ENTRIES:

++++++

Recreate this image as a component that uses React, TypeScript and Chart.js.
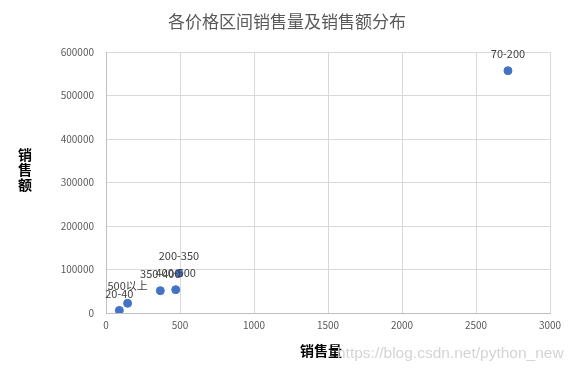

++++++

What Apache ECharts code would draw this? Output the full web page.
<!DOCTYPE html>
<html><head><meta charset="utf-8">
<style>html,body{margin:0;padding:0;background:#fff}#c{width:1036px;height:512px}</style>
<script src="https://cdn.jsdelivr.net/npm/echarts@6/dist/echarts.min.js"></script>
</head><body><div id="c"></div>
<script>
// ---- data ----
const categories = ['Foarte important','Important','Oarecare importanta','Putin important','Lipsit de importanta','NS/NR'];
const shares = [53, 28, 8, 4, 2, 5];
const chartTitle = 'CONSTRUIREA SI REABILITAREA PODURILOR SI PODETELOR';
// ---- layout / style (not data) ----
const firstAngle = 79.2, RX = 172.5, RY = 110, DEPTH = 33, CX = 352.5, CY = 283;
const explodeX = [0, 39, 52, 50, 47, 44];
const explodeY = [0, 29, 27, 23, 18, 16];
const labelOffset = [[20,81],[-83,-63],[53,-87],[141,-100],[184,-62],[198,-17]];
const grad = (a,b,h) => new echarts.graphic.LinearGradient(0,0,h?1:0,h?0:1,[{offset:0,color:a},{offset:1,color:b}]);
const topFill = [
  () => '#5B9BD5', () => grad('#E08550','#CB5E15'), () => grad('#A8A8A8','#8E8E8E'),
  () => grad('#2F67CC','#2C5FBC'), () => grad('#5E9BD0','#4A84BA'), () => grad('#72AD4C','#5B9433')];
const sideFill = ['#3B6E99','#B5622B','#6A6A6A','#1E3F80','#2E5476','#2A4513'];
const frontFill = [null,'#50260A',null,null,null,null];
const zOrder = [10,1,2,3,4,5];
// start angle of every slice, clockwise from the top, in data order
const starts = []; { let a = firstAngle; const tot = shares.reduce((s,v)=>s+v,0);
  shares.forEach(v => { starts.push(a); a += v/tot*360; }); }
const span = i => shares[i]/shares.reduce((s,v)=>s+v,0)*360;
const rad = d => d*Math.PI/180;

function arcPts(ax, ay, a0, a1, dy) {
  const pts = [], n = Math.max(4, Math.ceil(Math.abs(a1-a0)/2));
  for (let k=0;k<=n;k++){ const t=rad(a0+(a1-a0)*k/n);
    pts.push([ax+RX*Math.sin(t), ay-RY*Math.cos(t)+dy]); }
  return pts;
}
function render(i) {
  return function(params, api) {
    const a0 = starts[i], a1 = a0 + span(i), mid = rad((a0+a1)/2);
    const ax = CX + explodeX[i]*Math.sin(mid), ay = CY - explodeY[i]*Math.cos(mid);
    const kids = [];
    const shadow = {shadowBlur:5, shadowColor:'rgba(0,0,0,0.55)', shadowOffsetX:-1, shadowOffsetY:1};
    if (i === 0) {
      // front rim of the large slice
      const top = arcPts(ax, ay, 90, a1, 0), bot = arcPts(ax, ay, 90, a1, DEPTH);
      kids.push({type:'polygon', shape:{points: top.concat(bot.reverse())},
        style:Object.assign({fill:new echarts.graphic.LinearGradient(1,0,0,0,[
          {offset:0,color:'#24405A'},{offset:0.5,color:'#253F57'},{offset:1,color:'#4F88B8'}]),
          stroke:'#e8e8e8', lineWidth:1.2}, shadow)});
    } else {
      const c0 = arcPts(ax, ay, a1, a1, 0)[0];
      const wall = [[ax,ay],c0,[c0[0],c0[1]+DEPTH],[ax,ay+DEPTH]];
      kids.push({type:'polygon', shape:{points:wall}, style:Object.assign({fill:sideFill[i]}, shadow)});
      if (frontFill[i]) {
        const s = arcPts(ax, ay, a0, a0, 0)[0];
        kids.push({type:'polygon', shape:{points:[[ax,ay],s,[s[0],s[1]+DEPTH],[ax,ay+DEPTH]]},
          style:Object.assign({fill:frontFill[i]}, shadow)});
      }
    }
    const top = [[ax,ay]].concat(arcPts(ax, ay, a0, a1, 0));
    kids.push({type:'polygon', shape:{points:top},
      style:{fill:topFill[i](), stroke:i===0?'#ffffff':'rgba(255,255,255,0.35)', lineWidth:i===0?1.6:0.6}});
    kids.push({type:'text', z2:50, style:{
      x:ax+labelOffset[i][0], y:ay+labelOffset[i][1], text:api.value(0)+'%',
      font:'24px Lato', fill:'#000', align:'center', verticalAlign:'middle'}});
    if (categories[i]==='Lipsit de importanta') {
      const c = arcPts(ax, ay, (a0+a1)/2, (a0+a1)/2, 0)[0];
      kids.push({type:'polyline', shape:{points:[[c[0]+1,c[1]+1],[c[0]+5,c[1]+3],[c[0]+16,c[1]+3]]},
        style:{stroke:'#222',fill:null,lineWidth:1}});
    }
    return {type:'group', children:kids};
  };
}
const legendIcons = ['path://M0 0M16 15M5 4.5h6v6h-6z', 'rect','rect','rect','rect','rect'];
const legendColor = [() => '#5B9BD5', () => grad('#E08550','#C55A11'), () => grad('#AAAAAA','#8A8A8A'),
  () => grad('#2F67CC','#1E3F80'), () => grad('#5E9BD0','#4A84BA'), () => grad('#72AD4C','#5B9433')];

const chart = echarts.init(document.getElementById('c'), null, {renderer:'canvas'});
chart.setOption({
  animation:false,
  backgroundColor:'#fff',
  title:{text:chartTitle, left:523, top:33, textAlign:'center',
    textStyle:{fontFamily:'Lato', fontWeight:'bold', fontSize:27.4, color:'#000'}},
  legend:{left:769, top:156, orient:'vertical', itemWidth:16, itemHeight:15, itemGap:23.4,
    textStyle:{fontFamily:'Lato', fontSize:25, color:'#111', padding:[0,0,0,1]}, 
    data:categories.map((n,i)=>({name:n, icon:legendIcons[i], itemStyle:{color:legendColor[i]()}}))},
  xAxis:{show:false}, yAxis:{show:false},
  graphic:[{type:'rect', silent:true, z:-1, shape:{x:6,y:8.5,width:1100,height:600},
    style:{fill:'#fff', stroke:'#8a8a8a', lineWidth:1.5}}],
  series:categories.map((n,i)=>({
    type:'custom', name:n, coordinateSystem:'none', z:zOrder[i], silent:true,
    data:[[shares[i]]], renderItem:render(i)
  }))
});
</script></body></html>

++++++

PROBLEM: Pull out each line holding the string "this".

CORRECT RESPONSE:
Recreate this image as a component that uses React, TypeScript and Chart.js.
What Apache ECharts code would draw this? Output the full web page.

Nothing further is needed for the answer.